(Task input)
= = = =
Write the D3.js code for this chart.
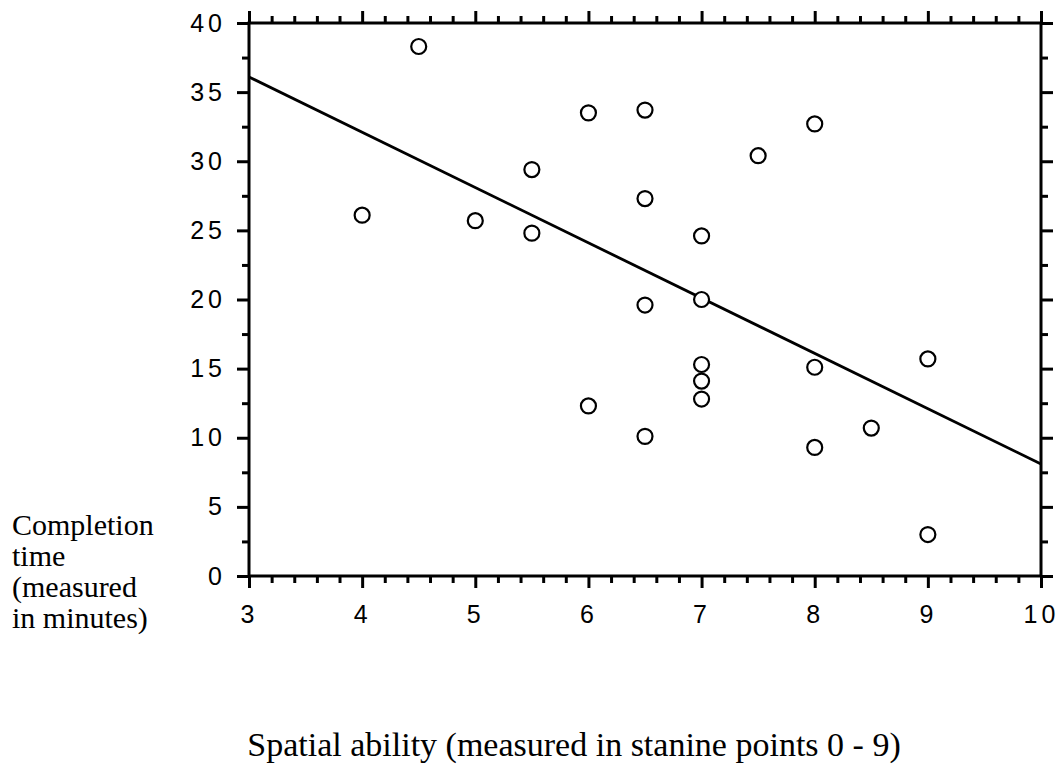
= = = =
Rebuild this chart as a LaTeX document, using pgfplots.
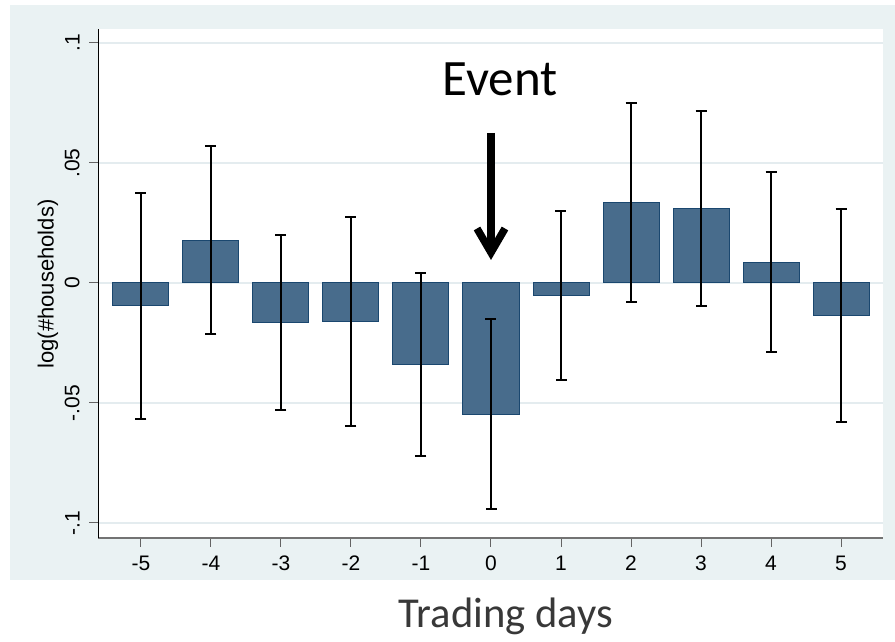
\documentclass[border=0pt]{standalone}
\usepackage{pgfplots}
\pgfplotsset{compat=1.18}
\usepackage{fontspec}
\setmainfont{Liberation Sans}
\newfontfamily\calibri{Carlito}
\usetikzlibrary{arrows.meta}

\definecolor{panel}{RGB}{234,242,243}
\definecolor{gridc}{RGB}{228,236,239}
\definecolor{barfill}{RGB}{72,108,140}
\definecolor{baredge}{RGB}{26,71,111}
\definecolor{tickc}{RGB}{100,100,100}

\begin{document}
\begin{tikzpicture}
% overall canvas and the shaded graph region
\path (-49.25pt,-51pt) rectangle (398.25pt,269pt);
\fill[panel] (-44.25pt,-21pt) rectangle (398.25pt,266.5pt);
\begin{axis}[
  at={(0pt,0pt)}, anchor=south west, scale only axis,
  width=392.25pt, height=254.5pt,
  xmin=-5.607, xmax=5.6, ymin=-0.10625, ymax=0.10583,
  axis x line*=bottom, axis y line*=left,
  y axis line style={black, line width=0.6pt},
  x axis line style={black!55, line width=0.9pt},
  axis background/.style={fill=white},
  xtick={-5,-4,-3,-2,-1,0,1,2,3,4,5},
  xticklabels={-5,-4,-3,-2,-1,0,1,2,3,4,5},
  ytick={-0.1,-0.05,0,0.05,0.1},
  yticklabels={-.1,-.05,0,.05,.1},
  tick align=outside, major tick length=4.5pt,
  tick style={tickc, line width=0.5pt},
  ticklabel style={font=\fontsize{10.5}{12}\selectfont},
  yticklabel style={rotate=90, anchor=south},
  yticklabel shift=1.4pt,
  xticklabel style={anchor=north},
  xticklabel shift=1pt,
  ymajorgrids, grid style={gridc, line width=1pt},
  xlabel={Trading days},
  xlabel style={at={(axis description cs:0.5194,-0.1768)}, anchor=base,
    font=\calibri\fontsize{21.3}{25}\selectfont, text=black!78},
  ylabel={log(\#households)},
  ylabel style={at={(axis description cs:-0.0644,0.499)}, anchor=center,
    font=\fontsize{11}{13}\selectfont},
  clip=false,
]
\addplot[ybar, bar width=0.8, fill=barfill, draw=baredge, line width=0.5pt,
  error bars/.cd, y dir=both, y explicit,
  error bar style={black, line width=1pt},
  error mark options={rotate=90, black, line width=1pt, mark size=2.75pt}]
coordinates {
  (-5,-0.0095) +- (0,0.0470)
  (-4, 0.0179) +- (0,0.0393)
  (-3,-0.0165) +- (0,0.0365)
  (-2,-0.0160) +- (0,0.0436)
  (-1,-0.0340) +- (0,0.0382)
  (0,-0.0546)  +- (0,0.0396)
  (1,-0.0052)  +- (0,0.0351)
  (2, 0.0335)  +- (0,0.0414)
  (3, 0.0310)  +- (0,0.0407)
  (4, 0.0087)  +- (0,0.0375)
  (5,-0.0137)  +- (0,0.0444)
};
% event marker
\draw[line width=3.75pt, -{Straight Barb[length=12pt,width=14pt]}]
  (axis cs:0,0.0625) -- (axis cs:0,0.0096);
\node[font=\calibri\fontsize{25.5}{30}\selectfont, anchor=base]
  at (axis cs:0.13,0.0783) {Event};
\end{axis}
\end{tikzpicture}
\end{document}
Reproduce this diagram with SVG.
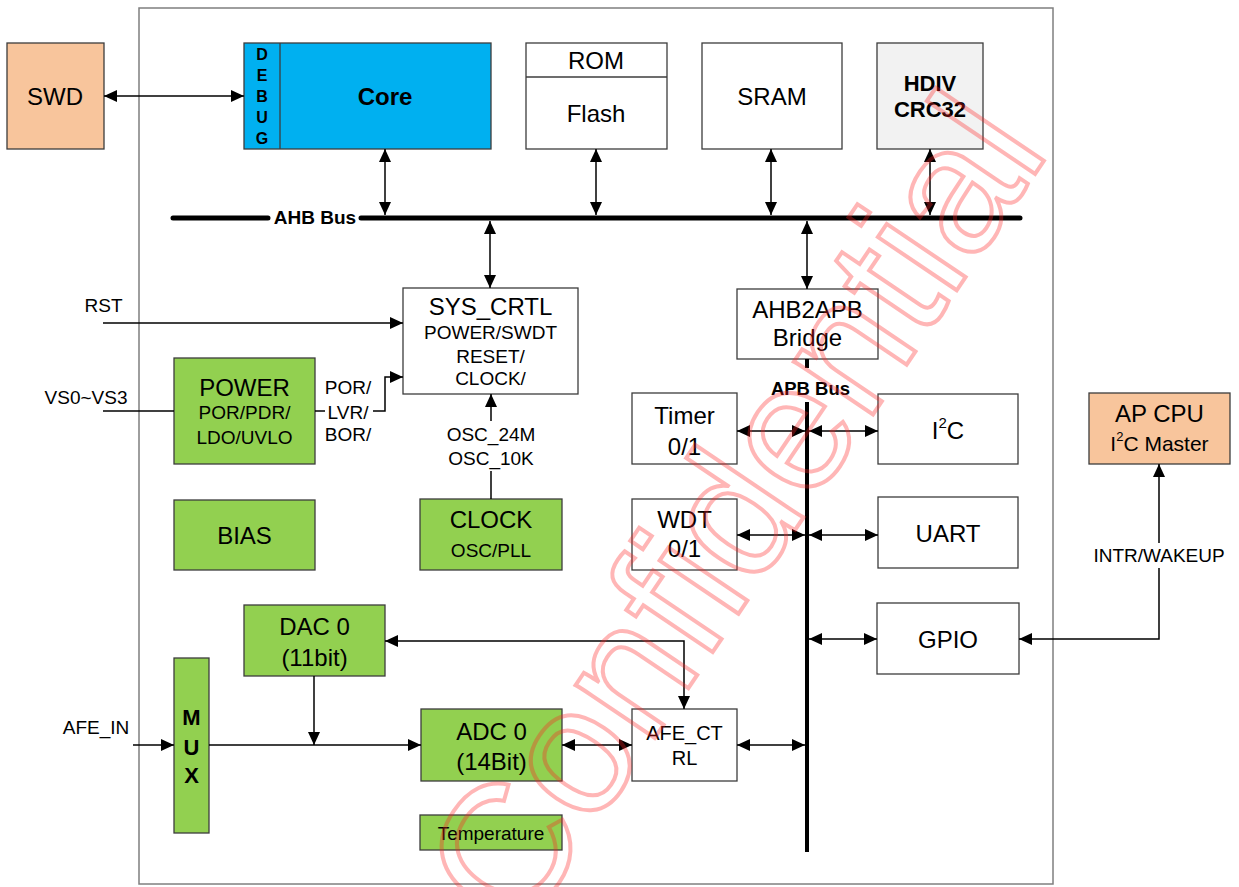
= = = =
Which lines contain "this"? Copy each of them out.

Write the D3.js code for this chart.
Rebuild this chart as a LaTeX document, using pgfplots.
Reproduce this diagram with SVG.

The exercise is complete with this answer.